= Tout-à-Coup Jazz =

Late-1970s Upper Voltan jazz band

Tout-à-Coup Jazz was a musical group formed in the Republic of Upper Volta (today Burkina Faso) in the 1970s, during the military rule of Colonel General Sangoulé Lamizana. In French, tout à coup is an adverb meaning "suddenly" or "out of the blue". As the name indicates, the band played jazz, and is said to have been relatively popular. The band included Captain Thomas Sankara on guitar and his close friend, Captain Blaise Compaoré, on the microphone.

Sankara, a Marxist, pan-Africanist, and war veteran, met Blaise Compaoré in 1976 when they were stationed in Morocco. Sankara was taught guitar as a child by Pascal Ouédraogo Kayouré, who called him a "disciplined student" whose real passion was music. In 2015 Abdoulaye Cisse (who noted that Sankara was a skilled musician whereas "Compaoré just sang") stated that while the band had more rehearsals than concerts, every performance was magical. In 1983, Compaoré led a military coup against Major Jean-Baptiste Ouédraogo, placing his Sankara as President of Upper Volta.

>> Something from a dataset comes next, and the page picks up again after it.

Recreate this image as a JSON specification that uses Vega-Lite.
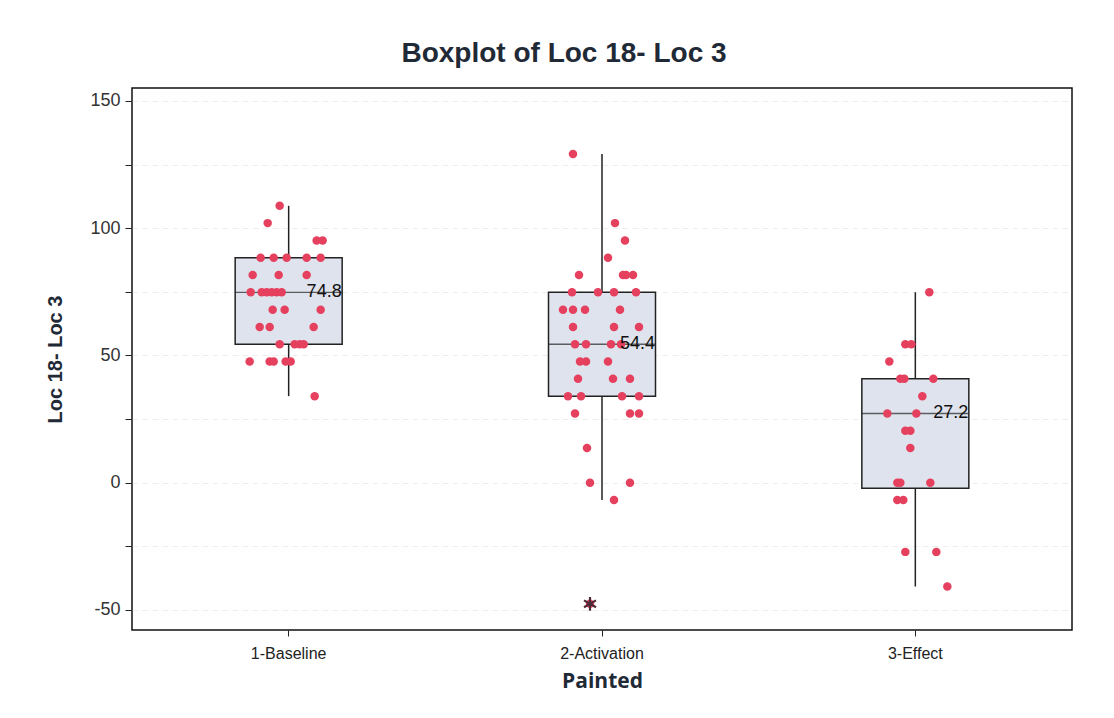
{
  "$schema": "https://vega.github.io/schema/vega-lite/v6.json",
  "autosize": {"type": "none"},
  "width": 940,
  "height": 542,
  "padding": {"left": 132, "top": 88, "right": 42, "bottom": 88},
  "background": "white",
  "config": {
    "view": {"stroke": "#111", "strokeWidth": 1.5},
    "font": "Liberation Sans"
  },
  "title": {
    "text": "Boxplot of Loc 18- Loc 3",
    "fontSize": 28,
    "fontWeight": "bold",
    "font": "Liberation Sans",
    "color": "#1f2a36",
    "anchor": "middle",
    "dx": -38,
    "offset": 20
  },
  "datasets": {
    "stats": [
      {"group": "1-Baseline", "lo": 34, "q1": 54.4, "med": 74.8, "q3": 88.4, "hi": 108.8},
      {"group": "2-Activation", "lo": -6.8, "q1": 34, "med": 54.4, "q3": 74.8, "hi": 129.2},
      {"group": "3-Effect", "lo": -40.8, "q1": -2.2, "med": 27.2, "q3": 40.8, "hi": 74.8}
    ],
    "outliers": [
      {"group": "2-Activation", "jitter": -12, "value": -47.6}
    ],
    "points": [
      {"group": "1-Baseline", "jitter": -9, "value": 108.8},
      {"group": "1-Baseline", "jitter": -21, "value": 102},
      {"group": "1-Baseline", "jitter": 28, "value": 95.2},
      {"group": "1-Baseline", "jitter": 34, "value": 95.2},
      {"group": "1-Baseline", "jitter": -28, "value": 88.4},
      {"group": "1-Baseline", "jitter": -15, "value": 88.4},
      {"group": "1-Baseline", "jitter": -2, "value": 88.4},
      {"group": "1-Baseline", "jitter": 18, "value": 88.4},
      {"group": "1-Baseline", "jitter": 32, "value": 88.4},
      {"group": "1-Baseline", "jitter": -36, "value": 81.6},
      {"group": "1-Baseline", "jitter": -10, "value": 81.6},
      {"group": "1-Baseline", "jitter": 18, "value": 81.6},
      {"group": "1-Baseline", "jitter": -38, "value": 74.8},
      {"group": "1-Baseline", "jitter": -27, "value": 74.8},
      {"group": "1-Baseline", "jitter": -22, "value": 74.8},
      {"group": "1-Baseline", "jitter": -17, "value": 74.8},
      {"group": "1-Baseline", "jitter": -12, "value": 74.8},
      {"group": "1-Baseline", "jitter": -7, "value": 74.8},
      {"group": "1-Baseline", "jitter": -16, "value": 68},
      {"group": "1-Baseline", "jitter": -4, "value": 68},
      {"group": "1-Baseline", "jitter": 32, "value": 68},
      {"group": "1-Baseline", "jitter": -29, "value": 61.2},
      {"group": "1-Baseline", "jitter": -19, "value": 61.2},
      {"group": "1-Baseline", "jitter": 25, "value": 61.2},
      {"group": "1-Baseline", "jitter": -9, "value": 54.4},
      {"group": "1-Baseline", "jitter": 6, "value": 54.4},
      {"group": "1-Baseline", "jitter": 11, "value": 54.4},
      {"group": "1-Baseline", "jitter": 15, "value": 54.4},
      {"group": "1-Baseline", "jitter": -39, "value": 47.6},
      {"group": "1-Baseline", "jitter": -19, "value": 47.6},
      {"group": "1-Baseline", "jitter": -15, "value": 47.6},
      {"group": "1-Baseline", "jitter": -3, "value": 47.6},
      {"group": "1-Baseline", "jitter": 2, "value": 47.6},
      {"group": "1-Baseline", "jitter": 26, "value": 34},

      {"group": "2-Activation", "jitter": -29, "value": 129.2},
      {"group": "2-Activation", "jitter": 13, "value": 102},
      {"group": "2-Activation", "jitter": 23, "value": 95.2},
      {"group": "2-Activation", "jitter": 6, "value": 88.4},
      {"group": "2-Activation", "jitter": -23, "value": 81.6},
      {"group": "2-Activation", "jitter": 21, "value": 81.6},
      {"group": "2-Activation", "jitter": 24, "value": 81.6},
      {"group": "2-Activation", "jitter": 31, "value": 81.6},
      {"group": "2-Activation", "jitter": -30, "value": 74.8},
      {"group": "2-Activation", "jitter": -4, "value": 74.8},
      {"group": "2-Activation", "jitter": 12, "value": 74.8},
      {"group": "2-Activation", "jitter": 34, "value": 74.8},
      {"group": "2-Activation", "jitter": -39, "value": 68},
      {"group": "2-Activation", "jitter": -29, "value": 68},
      {"group": "2-Activation", "jitter": -17, "value": 68},
      {"group": "2-Activation", "jitter": 18, "value": 68},
      {"group": "2-Activation", "jitter": -29, "value": 61.2},
      {"group": "2-Activation", "jitter": 12, "value": 61.2},
      {"group": "2-Activation", "jitter": 37, "value": 61.2},
      {"group": "2-Activation", "jitter": -27, "value": 54.4},
      {"group": "2-Activation", "jitter": -16, "value": 54.4},
      {"group": "2-Activation", "jitter": 9, "value": 54.4},
      {"group": "2-Activation", "jitter": 19, "value": 54.4},
      {"group": "2-Activation", "jitter": -22, "value": 47.6},
      {"group": "2-Activation", "jitter": -16, "value": 47.6},
      {"group": "2-Activation", "jitter": 6, "value": 47.6},
      {"group": "2-Activation", "jitter": -24, "value": 40.8},
      {"group": "2-Activation", "jitter": 11, "value": 40.8},
      {"group": "2-Activation", "jitter": 28, "value": 40.8},
      {"group": "2-Activation", "jitter": -34, "value": 34},
      {"group": "2-Activation", "jitter": -21, "value": 34},
      {"group": "2-Activation", "jitter": 20, "value": 34},
      {"group": "2-Activation", "jitter": 37, "value": 34},
      {"group": "2-Activation", "jitter": -27, "value": 27.2},
      {"group": "2-Activation", "jitter": 28, "value": 27.2},
      {"group": "2-Activation", "jitter": 37, "value": 27.2},
      {"group": "2-Activation", "jitter": -15, "value": 13.6},
      {"group": "2-Activation", "jitter": -12, "value": 0},
      {"group": "2-Activation", "jitter": 28, "value": 0},
      {"group": "2-Activation", "jitter": 12, "value": -6.8},
      {"group": "2-Activation", "jitter": -12, "value": -47.6},

      {"group": "3-Effect", "jitter": 14, "value": 74.8},
      {"group": "3-Effect", "jitter": -10, "value": 54.4},
      {"group": "3-Effect", "jitter": -4, "value": 54.4},
      {"group": "3-Effect", "jitter": -26, "value": 47.6},
      {"group": "3-Effect", "jitter": -15, "value": 40.8},
      {"group": "3-Effect", "jitter": -11, "value": 40.8},
      {"group": "3-Effect", "jitter": 18, "value": 40.8},
      {"group": "3-Effect", "jitter": 7, "value": 34},
      {"group": "3-Effect", "jitter": -28, "value": 27.2},
      {"group": "3-Effect", "jitter": 1, "value": 27.2},
      {"group": "3-Effect", "jitter": -10, "value": 20.4},
      {"group": "3-Effect", "jitter": -5, "value": 20.4},
      {"group": "3-Effect", "jitter": -5, "value": 13.6},
      {"group": "3-Effect", "jitter": -18, "value": 0},
      {"group": "3-Effect", "jitter": -15, "value": 0},
      {"group": "3-Effect", "jitter": 15, "value": 0},
      {"group": "3-Effect", "jitter": -18, "value": -6.8},
      {"group": "3-Effect", "jitter": -12, "value": -6.8},
      {"group": "3-Effect", "jitter": -10, "value": -27.2},
      {"group": "3-Effect", "jitter": 21, "value": -27.2},
      {"group": "3-Effect", "jitter": 32, "value": -40.8}
    ]
  },
  "encoding": {
    "x": {
      "field": "group",
      "type": "nominal",
      "scale": {"paddingInner": 0, "paddingOuter": 0},
      "axis": {
        "title": "Painted",
        "titleFontSize": 21,
        "titleFontWeight": "bold",
        "titleFont": "Open Sans",
        "titleColor": "#1f2a36",
        "titlePadding": 9,
        "labelAngle": 0,
        "labelFontSize": 16,
        "labelColor": "#222",
        "labelPadding": 9,
        "tickSize": 6,
        "tickColor": "#222",
        "domain": false,
        "grid": false
      }
    }
  },
  "layer": [
    {
      "data": {"name": "stats"},
      "mark": {"type": "rule", "color": "#222", "strokeWidth": 1.5},
      "encoding": {
        "y": {
          "field": "lo",
          "type": "quantitative",
          "scale": {"domain": [-57.9, 155.1], "nice": false, "zero": false},
          "axis": {
            "title": "Loc 18- Loc 3",
            "titleFontSize": 20,
            "titleFontWeight": "bold",
            "titleColor": "#1f2a36",
            "titlePadding": 24,
            "values": [-50, -25, 0, 25, 50, 75, 100, 125, 150],
            "labelExpr": "datum.value % 50 === 0 ? toString(datum.value) : ''",
            "labelFontSize": 18,
            "labelColor": "#333",
            "labelPadding": 5,
            "tickSize": 7,
            "tickColor": "#222",
            "domain": false,
            "grid": true,
            "gridColor": "#eeeeee",
            "gridDash": [6, 4]
          }
        },
        "y2": {"field": "hi"}
      }
    },
    {
      "data": {"name": "stats"},
      "mark": {"type": "bar", "fill": "#dfe3ed", "stroke": "#222", "strokeWidth": 1.5, "size": 107},
      "encoding": {
        "y": {"field": "q1", "type": "quantitative"},
        "y2": {"field": "q3"}
      }
    },
    {
      "data": {"name": "stats"},
      "mark": {"type": "tick", "color": "#222", "size": 107, "thickness": 1.4, "orient": "horizontal"},
      "encoding": {
        "y": {"field": "med", "type": "quantitative"}
      }
    },
    {
      "data": {"name": "points"},
      "mark": {"type": "circle", "color": "#e5415f", "size": 72, "opacity": 1},
      "encoding": {
        "xOffset": {"field": "jitter", "type": "quantitative", "scale": {"domain": [-156.7, 156.7]}},
        "y": {"field": "value", "type": "quantitative"}
      }
    },
    {
      "data": {"name": "outliers"},
      "mark": {
        "type": "point",
        "shape": "M0,-1L0,1M-0.87,-0.5L0.87,0.5M-0.87,0.5L0.87,-0.5",
        "stroke": "#4a2a36",
        "strokeWidth": 2.2,
        "size": 190,
        "filled": false,
        "opacity": 1
      },
      "encoding": {
        "xOffset": {"field": "jitter", "type": "quantitative", "scale": {"domain": [-156.7, 156.7]}},
        "y": {"field": "value", "type": "quantitative"}
      }
    },
    {
      "data": {"name": "stats"},
      "mark": {"type": "text", "align": "right", "baseline": "middle", "dx": 53, "fontSize": 18, "color": "#111"},
      "encoding": {
        "y": {"field": "med", "type": "quantitative"},
        "text": {"field": "med", "type": "quantitative", "format": ".1f"}
      }
    }
  ]
}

Sankara incorporated his musical experiences into the radical transformation of Voltaic society which he attempted, dubbed the "Democratic and Popular Revolution" (Révolution démocratique et populaire). He often entertained official guests by playing the guitar, and during a massive campaign to vaccinate rural children he played in the field. At least once during his time as president, he reunited the band with Compaoré in a surprise appearance, playing in front of an audience. Sankara also wrote an anthem for the renamed Burkina Faso, One Sole Night (Une Seule Nuit). Not only focusing on his own music, he sponsored domestic musicians and hosted foreign ones, among them Fela Kuti, a left-wing Nigerian musician who pioneered Afrobeat, a combination of traditional African music, funk, highlife, and jazz. Affected by Sankara's death, he wrote "Underground System" as a musical tribute to the only African leader to embrace him and his music. It was a hit when released in 1992.

On 15 October 1987, Sankara was killed in a military coup orchestrated by Blaise Compaoré, who succeeded him as President. Compaoré remained ruler of Burkina Faso for 27 years until he was forced to resign and flee the country following the 2014 Burkinabé uprising, an event largely inspired by Sankara's legacy.